Not available because it doesn't exist, not available because your request to see it was rejected?
It would not apply to teachers hired by a public school board, but that's hardly where teaching ends. Guitar teachers, for example, are quite likely to not be employees. We don't know the breakdown of what kind of teachers are involved.
Modern farming has high idle time, for the most part. Which is why 80% of farmers today have off-farm jobs. Being a farmer myself, I'm able to be here right now thanks to that idle time. Historically, not so much. There was always something needing to be done – stuff we can sick capital at nowadays.
The byproduct is that you get to participate in society. Historically, that farmer you speak of maybe got to town once a week to stock up on supplies and got to see his neighbours at church on Sunday. Otherwise, that was his only real interaction with the outside world.
Because I wouldn't know where to ask.
We don't know numbers for each subclassification, but we know what subclassifications exist. For guitar teachers, for example, while 61161 - fine arts schools exists as an NAICS code, it seems to be US only.
Fair enough, all the farmers I know are non-owner mushroom farmers, so that likely biased my view. They also bitch a lot, so it's not the most accurate information. I appreciate the new insight
IF you have the capital to do so. That is very much still based on luck. Someone born to a poor family in a factory town where school ends at grade ten, is going to have a different opertunities than someone born to the wealthy family, regardless of the real potential of each individual or their ability to successfully handle capital.

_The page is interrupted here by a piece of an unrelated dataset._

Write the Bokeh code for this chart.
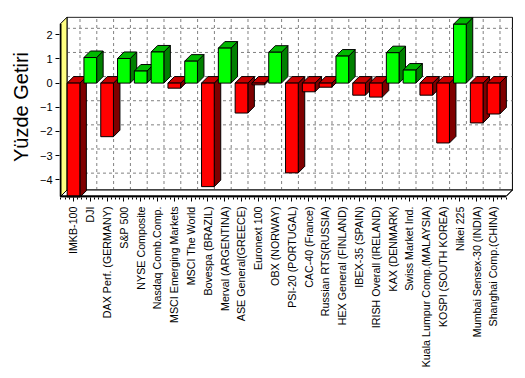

Even if you don't, it society is much more accessible today. Look at how dramatically the cost of food has fallen as a prime example. Not that long ago, food took up around half a typical family's budget. Now, more like 10-15%.
In the 1920s, a bushel of wheat was worth around $1 USD; or $15 USD today. Today's price is $6 USD for a bushel of wheat. That's a decline of $9 per bushel in real dollars over the past 100 years. And wheat is inflated right now due to the conflict in the Ukraine. Should that come to an end any time soon, that $9 will grow even larger.
That stark cost reduction enables things – like being able to subscribe to telephone and Internet service, which opens whole new doors to engage with society. Nearly everyone has phone and/or internet service today. That historic farmer most certainly didn't. They had church on Sunday. That's about it.
Today, if you live your life with nothing but church on Sunday, you really can laze around for most of the rest of your time. But, indeed, almost nobody is content with having nothing but church on Sunday anymore. For a lot of people today, church isn't even considered an activity worthy of their time because our standards for what makes for a good social activity have been able to rise so much higher.
Those are all fair points, if we're looking with a generational lens. On a more micro scale, at least with food, it's more bleak.
In 2007/8 and 2011/2, food insecurity was 7.1% and 7.8%. 2018 was 16.8% and 2021 was 18.4%.
So perhaps the average metric tracks up, but the lower echelons are being further marginalized.